Referring to the Guantánamo equivalent of a parole hearing, Lieutenant Colonel Todd Breasseale, the Pentagon spokesman for detentions policy, said: “We continue to assess the individual detainee cases through the Periodic Review Board process.

“It’s worth noting that we continually seek the appropriate justification for continued detention and when there is no more legal justification, we will no longer detain them.”

The vast majority of detention operations in Afghanistan are now performed by the Afghan security forces which the US military sponsor. The exception is approximately 50 non-Afghans detained in Afghanistan by the US directly. Their fate after December is unknown.

But there are 154 detainees still at Guantánamo Bay. Among them are 14 Afghans, some of whom are suspected not of being members of al-Qaida, but being members of the Taliban or affiliated groups, with whom the US will no longer be formally at war after December. At least five of them have been discussed as part of a potential trade with the Taliban for the US prisoner of war Sergeant Bowe Bergdahl.

Those 14 Afghans are the clearest-cut cases for release once the Afghanistan war ends, lawyers and former US officials said.

“There may be some tricky cases for the government if detainees were captured and remain held as fighters for the Taliban but are not linked more directly to al-Qaida,” said Matthew Waxman, a Pentagon official in charge of detentions policy in the Bush administration.

Other human rights groups argue that the case for holding even those Guantánamo non-Afghans who have not been charged with war crimes may grow legally tenuous after December, even if the administration cites its power under the AUMF.

“US courts might go further. Once there is no battlefield, what ‘war’ is left?” said Andrea Prasow of Human Rights Watch.

“I’m not confident that federal judges will continue to authorize detention even for people allegedly associated with al-Qaida, and less so for those amorphous ‘associated forces’. And I don’t think the Obama administration is [confident], either.”

Wells Dixon of the Center for Constitutional Rights said his organization intended to bring lawsuits after December for the release of Guantánamo’s Afghans and Yemenis whom the Defense Department no longer believes pose an ongoing security threat.

“It’s classic arbitrary detention, which will be brought into starker relief as we get closer to the end of combat operations in Afghanistan. So we anticipate filing motions for release on behalf of these cleared detainees,” Dixon said.

Such inmates’ anticipated post-December Guantánamo detention comes despite three dovetailing administration priorities: the end of the Afghanistan war; the slow effort to close Guantánamo; and Obama’s desire to unwind the “perpetual wartime footing” created by the AUMF. It also underscores the complications entwined with all three.

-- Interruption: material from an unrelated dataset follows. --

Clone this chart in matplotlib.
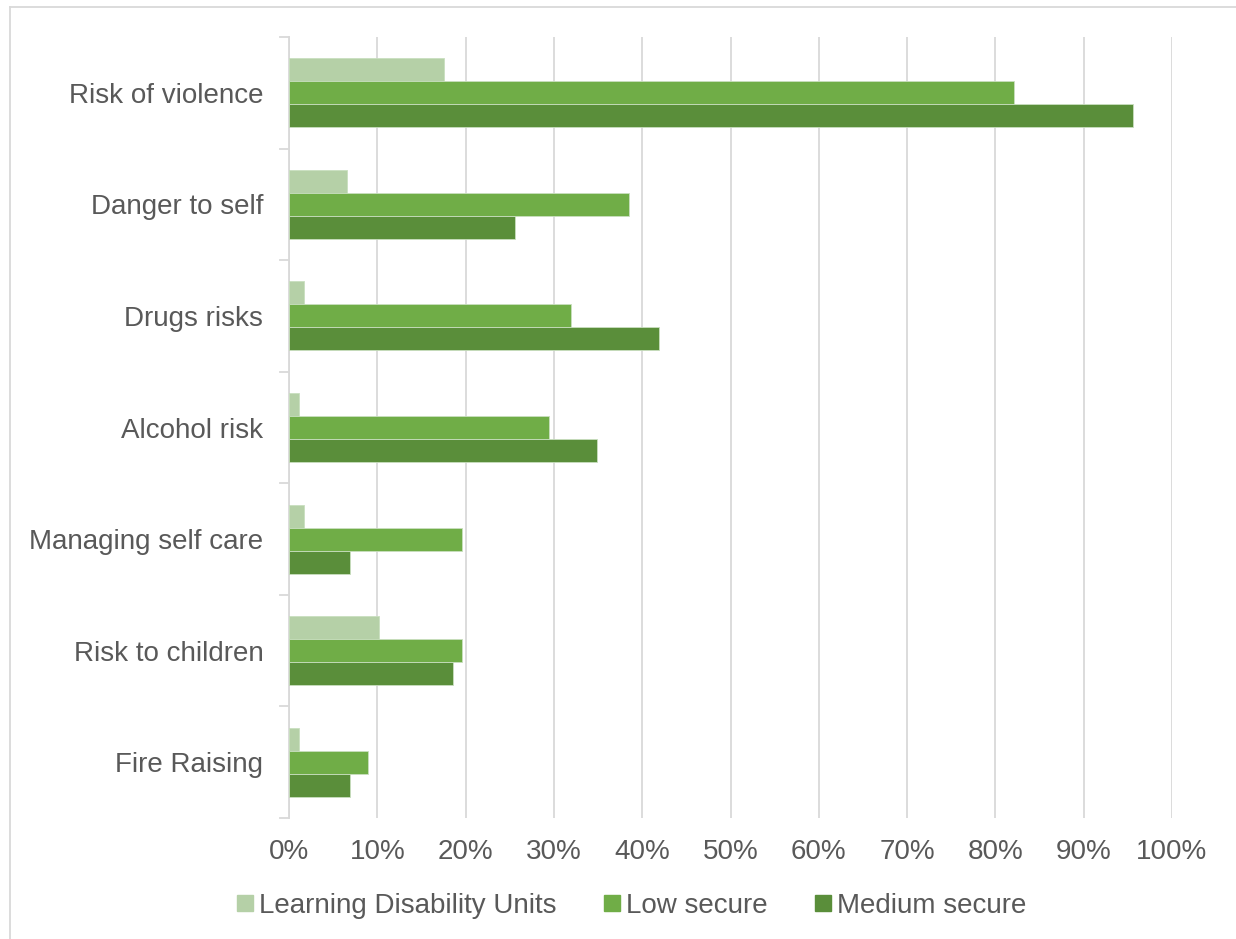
import numpy as np
import matplotlib.pyplot as plt
from matplotlib.lines import Line2D

plt.rcParams['font.family'] = ['Liberation Sans', 'DejaVu Sans']

categories = ["Risk of violence", "Danger to self", "Drugs risks", "Alcohol risk",
              "Managing self care", "Risk to children", "Fire Raising"]
ld_units = [17.5, 6.6, 1.7, 1.1, 1.7, 10.2, 1.1]
low_secure = [82.1, 38.5, 31.9, 29.5, 19.6, 19.6, 8.9]
medium_secure = [95.6, 25.6, 41.9, 34.9, 6.9, 18.6, 6.9]

series = [("Learning Disability Units", ld_units, "#b5d0a7"),
          ("Low secure", low_secure, "#70ad47"),
          ("Medium secure", medium_secure, "#5a8e3a")]

text_col = "#595959"
grid_col = "#d9d9d9"

fig = plt.figure(figsize=(12.36, 9.39), dpi=100)
ax = fig.add_axes([289 / 1236, 1 - 818 / 939, (1172 - 289) / 1236, (818 - 37) / 939])

y = np.arange(len(categories))
h = 0.206
for i, (name, vals, col) in enumerate(series):
    ax.barh(y + (i - 1) * h, np.array(vals) / 100, height=h, color=col,
            edgecolor="#c9dfbf", linewidth=0.6, label=name, zorder=3)

ax.set_xlim(0, 1.0)
ax.set_ylim(len(categories) - 0.5, -0.5)
ax.set_xticks(np.arange(0, 1.01, 0.1))
ax.set_xticklabels([f"{int(round(v * 100))}%" for v in np.arange(0, 1.01, 0.1)])
ax.set_yticks(y)
ax.set_yticklabels(categories)
ax.grid(axis="x", color=grid_col, linewidth=1.3, zorder=0)

for s in ["top", "right", "bottom"]:
    ax.spines[s].set_visible(False)
ax.spines["left"].set_color(grid_col)
ax.spines["left"].set_linewidth(1.3)

ax.tick_params(axis="x", length=0, pad=15, labelsize=20, labelcolor=text_col)
ax.tick_params(axis="y", length=0, pad=18.5, labelsize=20, labelcolor=text_col)

# category separator ticks on the y axis
for b in np.arange(-0.5, len(categories), 1.0):
    ax.plot([-0.01, 0], [b, b], color=grid_col, lw=1.3, clip_on=False,
            transform=ax.get_yaxis_transform(), zorder=1)

handles = [Line2D([], [], marker="s", linestyle="none", markersize=11,
                  markerfacecolor=c, markeredgecolor=c) for _, _, c in series]
fig.legend(handles, [n for n, _, _ in series], loc="center",
           bbox_to_anchor=(630 / 1236, 1 - 906 / 939), ncol=3, frameon=False,
           fontsize=20, labelcolor=text_col, handletextpad=0.1, columnspacing=1.6,
           handlelength=0.8)

# outer chart border (top and left visible)
fig.add_artist(Line2D([10 / 1236, 10 / 1236], [0, 1 - 7 / 939], color=grid_col, lw=1.3))
fig.add_artist(Line2D([10 / 1236, 1], [1 - 7 / 939, 1 - 7 / 939], color=grid_col, lw=1.3))

fig.savefig("out.png", dpi=100, facecolor="white")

In December 2012 Jeh Johnson, the former top Pentagon lawyer and current Homeland Security secretary, mused in a speech at Oxford that even after the end of the AUMF, the US might possess residual wartime detention powers, citing a second world war precedent.

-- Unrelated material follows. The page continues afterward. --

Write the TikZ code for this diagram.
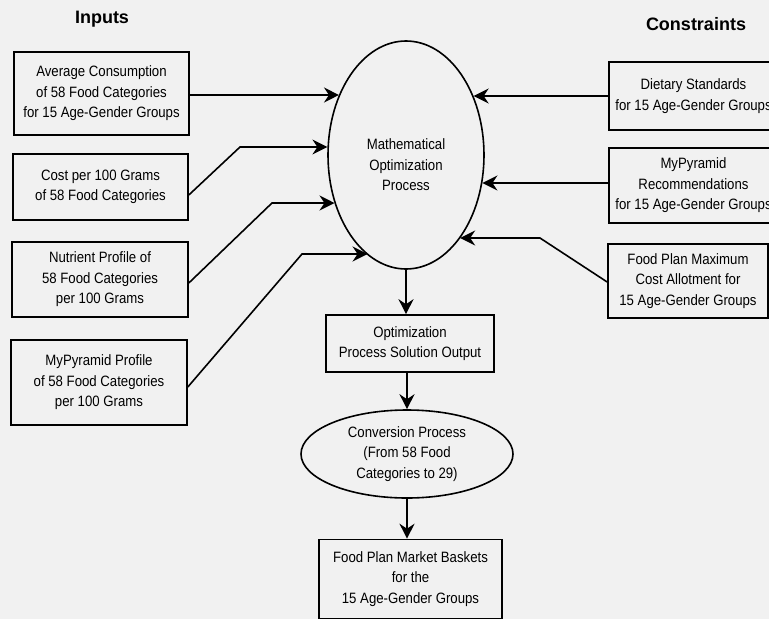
\documentclass[tikz,border=0pt]{standalone}
\usepackage{fontspec}
\setmainfont{Liberation Sans}[FakeStretch=0.88]
\newfontfamily\titlefont{Liberation Sans}
\usetikzlibrary{shapes.geometric,arrows.meta}
\definecolor{bg}{RGB}{241,241,241}
\begin{document}
\begin{tikzpicture}[x=1pt,y=-1pt,
  txt/.style={align=center, inner sep=0pt, font=\fontsize{15}{20.5}\selectfont},
  box/.style={txt, draw, line width=1.6pt},
  ell/.style={txt, draw, ellipse, line width=1.6pt},
  ttl/.style={font=\titlefont\bfseries\fontsize{18}{22}\selectfont, inner sep=0pt},
  arr/.style={line width=1.6pt, -{Stealth[length=15pt,width=15pt,inset=5pt]}}]
\fill[bg] (0,0) rectangle (769,619);
\useasboundingbox (0,0) rectangle (769,619);

\node[ttl] (tin) at (102,19) {Inputs};
\node[ttl] (tcon) at (696,24) {Constraints};

\node[box, minimum width=175pt, minimum height=83pt] (in1) at (101.5,93.5)
  {Average Consumption\\of 58 Food Categories\\for 15 Age-Gender Groups};
\node[box, minimum width=175pt, minimum height=66pt] (in2) at (100.5,187)
  {Cost per 100 Grams\\of 58 Food Categories};
\node[box, minimum width=176pt, minimum height=75pt] (in3) at (100,279.5)
  {Nutrient Profile of\\58 Food Categories\\per 100 Grams};
\node[box, minimum width=176pt, minimum height=85pt] (in4) at (99,382.5)
  {MyPyramid Profile\\of 58 Food Categories\\per 100 Grams};

\node[box, minimum width=169pt, minimum height=68pt] (r1) at (693.5,96)
  {Dietary Standards\\for 15 Age-Gender Groups};
\node[box, minimum width=169pt, minimum height=75pt] (r2) at (693.5,185.5)
  {MyPyramid\\Recommendations\\for 15 Age-Gender Groups};
\node[box, minimum width=160pt, minimum height=74pt] (r3) at (688,281)
  {Food Plan Maximum\\Cost Allotment for\\15 Age-Gender Groups};

\node[draw, ellipse, line width=1.6pt, minimum width=156pt, minimum height=228pt, inner sep=0pt] (opt) at (406,155) {};
\node[txt] (optt) at (406,165) {Mathematical\\Optimization\\Process};

\node[box, minimum width=168pt, minimum height=57pt] (out) at (410,343.5)
  {Optimization\\Process Solution Output};
\node[ell, minimum width=212pt, minimum height=88pt] (conv) at (407,454)
  {Conversion Process\\(From 58 Food\\Categories to 29)};
\node[box, minimum width=183pt, minimum height=79pt] (fin) at (410.5,579)
  {Food Plan Market Baskets\\for the\\15 Age-Gender Groups};

% inputs
\draw[arr] ([yshift=-1.5pt]in1.east) -- ([yshift=-1.5pt]in1.east -| opt.138);
\draw[arr] ([yshift=-8pt]in2.east) -- (240,147) coordinate (b2) -- (b2 -| opt.174);
\draw[arr] ([yshift=-3.5pt]in3.east) -- (272,203) coordinate (b3) -- (b3 -| opt.214);
\draw[arr] ([yshift=-4.5pt]in4.east) -- (302,254) coordinate (b4) -- (b4 -| opt.249);

% constraints
\draw[arr] (r1.west) -- (r1.west -| opt.41);
\draw[arr] ([yshift=2.5pt]r2.west) -- ([yshift=2.5pt]r2.west -| opt.340);
\draw[arr] ([yshift=-1pt]r3.west) -- (540,238) coordinate (b5) -- (b5 -| opt.303);

% process chain
\draw[arr] (opt.south) -- (opt.south |- out.north);
\draw[arr] (out.south -| conv.north) -- (conv.north);
\draw[arr] (conv.south) -- (conv.south |- fin.north);
\end{tikzpicture}
\end{document}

The US and the UK “faced similar challenging questions after the cessation of hostilities in World War Two, and our governments delayed the release of some Nazi German prisoners of war,” Johnson noted.

Hayden, the NSC spokeswoman, said the administration planned to work with Congress and the public “on efforts to ensure that the legal authorities for our counterterrorism and detention operations are appropriately tailored”.

She continued: “At this stage, we are discussing this issue and look forward to engaging the Congress more robustly as our thinking progresses. They will be a critical partner in getting us to the president’s goal of refining and ultimately repealing the AUMF.”

Commander John Filostrat, a spokesman for the military task force in charge of detentions at Guantánamo, said decisions about post-December detentions would be determined at the White House and the Pentagon.

“We fully support the president’s efforts to close the detention facility, but Joint Task Force Guantánamo does not control the detainee transfer process. Our primary mission at Joint Task Force Guantánamo is to detain those in our custody in a safe, humane, legal and transparent manner,” he said.

Dixon of the Center on Constitutional Rights said once the US loses its final formal battlefield, the challenges to continuing wartime detentions would accelerate.

“The end of combat operations in Afghanistan is significant because it underscores that detainees not charged with offenses are no longer detainable under the laws of war,” he said. “The closer we get to the end of 2014, the weaker the president’s claim of continuing detention authority under the AUMF will become.”